I don't recall that she has a specific succinct term for it, but in her book Essence and Alchemy natural perfumer Mandy Aftel discusses the thin balancing line in perfumery between what one finds repellent/repugnant/disgusting and intriguing/attractive/sexy, and how that goes for things beyond scent as well (indeed, a lot of darker-tinged art and literature through the ages focuses on this sort of thing WRT sexual desire). I found out about Aftel and the book through Diane Ackerman's A Natural History of the Senses, which might've briefly touched upon this as well (sorry, it's been a long time since I read either!).

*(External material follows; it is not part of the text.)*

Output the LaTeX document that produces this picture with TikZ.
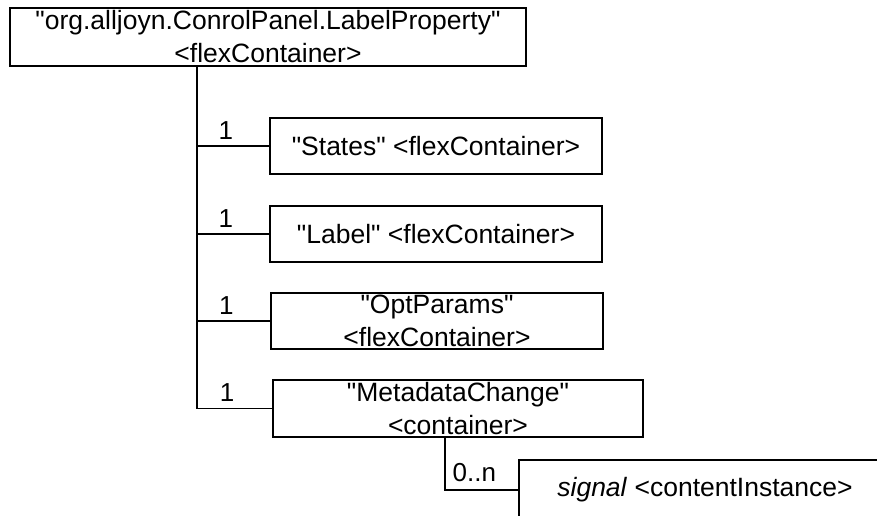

And I know you mentioned you want something that recognizes this goes beyond scent ('cause it totally does, I agree!), but I will say you might get some leads if you look at reviews (either on Fragrantica or some of the well known perfume blogs like Kafkaesque, Bois de Jasmin, Now Smell This, Alyssa Harad's, thedrydown newsletter, etc.) for infamously divisive-in-this-way perfumes, stuff like Dior's Jules (has a shocking topnote of urinous sage but is supposed to evoke your SO, and due to the three-act change in story as it progresses, it kind of does!), Caron's Yatagan, Yves Saint Laurent's Kouros (smells like an '80s men's locker room which should be kind of disgusting but I find delicious), vintage Bal a Versailles, Miller Harris' L'air de Rien (has a "wet hair" element), vintage perfumes with civet, modern niche perfumes with castoreum (aka beaver butt), Germane Cellier's two famous perfumes Fracas and Bandit, some of Guerlain's classics pre-reformulation (to me a lot of their most famous chypre offerings smell like flowers growing near a port-a-john), Amouage's Opus VII, etc. And any scent articles or reviews on forums like Basenotes etc. about indoles/white florals can bring up the odd way to some people (I'm one of them) they smell like overripe garbage and mothballs. When people mention that phenomenon, or the '70s-and-'80s-fougeres-that-feel-vaguely-like-locker-rooms-or-bathrooms thing, they may use terms that get close to what you're looking for generally. Hopefully.